Par ailleurs, lors de son débat malheureusement tronqué à l'Emission politique sur France 2, face au Premier ministre, Edouard Philippe, il a choisi également le rejet de toute immigration comme angle d'attaque. A son habitude, il n'a d'ailleurs pas résisté à la tentation de travestir grossièrement la réalité, affirmant sans sourciller que la France est le pays d'Europe qui maîtrise le moins bien sa politique migratoire et l'un de ceux qui accueille le plus d'immigrés. Lors de l'énorme vague migratoire de 2015, elle avait pourtant démontré exactement le contraire. Quant à la loi Collomb sur l'asile et sur l'immigration, il faut une mauvaise foi délibérée pour la juger laxiste. Laurent Wauquiez est trop intelligent pour croire à ce qu'il dit mais suffisamment cynique pour assumer ce qu'il sait faux. Comme toujours, il succombe au complexe d'Alcibiade.

A l'instar du fameux homme politique et général athénien, il est né comblé de dons intellectuels, doté d'un physique avantageux, excellent orateur, confiant en son étoile, séducteur des foules, éclipsant ses rivaux. Comme Alcibiade encore, il est mû par une ambition insatiable, la passion du pouvoir, le vertige de l'autorité et, par-dessus tout, par un cynisme et par un opportunisme qui l'incitent à changer de cap, d'alliance et de conviction au gré de ses intérêts. Adoubé et mis en selle à ses débuts par un symbole, par la quintessence même de la démocratie chrétienne (Jacques Barrot), puis virant au sarkozysme, au fillonnisme pour aboutir bientôt à un néosouverainisme conservateur, sans principes, valeurs ou convictions (contrairement par exemple à un Bruno Retailleau). Aucune importance à ses yeux : chaque prise de positions successives n'est qu'une borne provisoire sur le chemin qui doit le mener vers le palais de l'Elysée. Tout est bon pour y parvenir, seul compte l'objectif. Contradictions, reniements, changements de cap ? Peu importe s'il avance vers son but. Ainsi, à propos de l'Europe : ardent européen aux côtés de Jacques Barrot, européen réaliste comme ministre des Affaires européennes de Nicolas Sarkozy, puis soudain eurosceptique déclaré avec son livre Europe : il faut tout changer (2014), prônant une Europe noyau à une demi-douzaine, entourée de cercles concentriques, abandonnant Schengen, pour revenir aujourd'hui à une Europe moins destructrice le temps de la campagne, tout en proclamant ses convergences avec Viktor Orbán en matière d'immigration. Plutôt Angela Merkel pour le contenant, plutôt Viktor Orbán pour le contenu. Allant vers où souffle le vent, pourvu qu'il le rapproche de la rue du Faubourg-Saint-Honoré. Adolescent, comme il a dû aimer Lucien de Rubempré.
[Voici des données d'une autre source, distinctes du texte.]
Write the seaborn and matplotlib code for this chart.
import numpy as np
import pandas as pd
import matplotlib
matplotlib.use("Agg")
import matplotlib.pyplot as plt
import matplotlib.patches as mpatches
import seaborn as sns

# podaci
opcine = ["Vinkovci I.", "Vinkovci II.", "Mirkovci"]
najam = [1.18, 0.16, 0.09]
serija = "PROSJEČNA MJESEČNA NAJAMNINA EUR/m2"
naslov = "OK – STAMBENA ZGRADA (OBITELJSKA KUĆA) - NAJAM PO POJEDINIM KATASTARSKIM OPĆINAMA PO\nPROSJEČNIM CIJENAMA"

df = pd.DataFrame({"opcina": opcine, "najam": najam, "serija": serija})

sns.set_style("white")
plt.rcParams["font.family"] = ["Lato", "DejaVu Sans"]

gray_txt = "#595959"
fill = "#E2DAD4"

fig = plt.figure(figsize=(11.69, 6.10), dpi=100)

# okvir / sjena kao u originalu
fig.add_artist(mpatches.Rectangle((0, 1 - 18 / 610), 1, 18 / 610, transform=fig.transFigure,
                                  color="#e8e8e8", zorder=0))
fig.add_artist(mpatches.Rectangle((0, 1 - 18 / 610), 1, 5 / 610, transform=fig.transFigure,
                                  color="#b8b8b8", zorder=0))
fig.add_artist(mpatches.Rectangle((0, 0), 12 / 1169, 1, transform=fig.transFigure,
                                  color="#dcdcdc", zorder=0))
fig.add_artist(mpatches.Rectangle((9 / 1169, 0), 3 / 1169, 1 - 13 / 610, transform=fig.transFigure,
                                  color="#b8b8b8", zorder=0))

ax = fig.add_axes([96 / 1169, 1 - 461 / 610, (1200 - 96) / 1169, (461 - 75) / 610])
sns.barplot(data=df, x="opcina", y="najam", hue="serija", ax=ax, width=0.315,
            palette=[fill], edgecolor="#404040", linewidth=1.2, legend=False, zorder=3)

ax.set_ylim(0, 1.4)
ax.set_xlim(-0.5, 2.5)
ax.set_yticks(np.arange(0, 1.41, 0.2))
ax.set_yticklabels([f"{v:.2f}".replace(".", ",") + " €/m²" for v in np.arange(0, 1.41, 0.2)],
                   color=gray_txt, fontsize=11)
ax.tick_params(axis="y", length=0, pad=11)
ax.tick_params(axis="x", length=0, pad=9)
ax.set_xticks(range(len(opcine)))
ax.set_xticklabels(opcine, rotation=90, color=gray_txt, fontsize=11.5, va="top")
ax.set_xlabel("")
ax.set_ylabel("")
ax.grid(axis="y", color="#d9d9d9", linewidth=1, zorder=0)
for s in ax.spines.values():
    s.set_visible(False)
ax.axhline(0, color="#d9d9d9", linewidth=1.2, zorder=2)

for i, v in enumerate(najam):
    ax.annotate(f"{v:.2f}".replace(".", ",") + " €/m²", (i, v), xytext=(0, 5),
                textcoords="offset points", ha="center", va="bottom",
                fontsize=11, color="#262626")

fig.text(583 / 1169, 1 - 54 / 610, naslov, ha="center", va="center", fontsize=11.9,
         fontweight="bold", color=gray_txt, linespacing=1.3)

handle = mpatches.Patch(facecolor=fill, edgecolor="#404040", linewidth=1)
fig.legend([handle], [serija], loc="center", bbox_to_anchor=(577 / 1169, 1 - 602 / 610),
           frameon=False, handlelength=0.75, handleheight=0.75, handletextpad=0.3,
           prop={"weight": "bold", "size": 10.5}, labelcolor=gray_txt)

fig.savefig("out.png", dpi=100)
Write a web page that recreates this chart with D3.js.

Tout cela ne serait que roueries et manœuvres d’un grand ambitieux (après tout, lorsqu’il était dans l’opposition, Jacques Chirac ne s’interdisait pas non plus ces slaloms idéologiques) s’il ne risquait fort de faire les affaires de Marine Le Pen et de Nicolas Dupont-Aignan. La présidente du Rassemblement national et le président de Debout la République s’accrochent de toutes leurs forces au puissant courant populiste souverainiste qui traverse toute l’Europe et triomphe à Rome et à Budapest. Ils espèrent ainsi sortir vainqueurs des élections européennes, hypothèse qui n’est pas absurde. Or, par ses prises de position, Laurent Wauquiez banalise et respectabilise leurs thèses farouchement anti-immigrés, anti-Europe avec un lourd parfum de xénophobie et de nationalisme. Le jeune, brillant, pugnace et avide président de LR présente ainsi aujourd’hui la version bourgeoise de la colère populaire excitée et entretenue par Marine Le Pen et par Nicolas Dupont-Aignan. Cela s’appelle jouer avec le feu.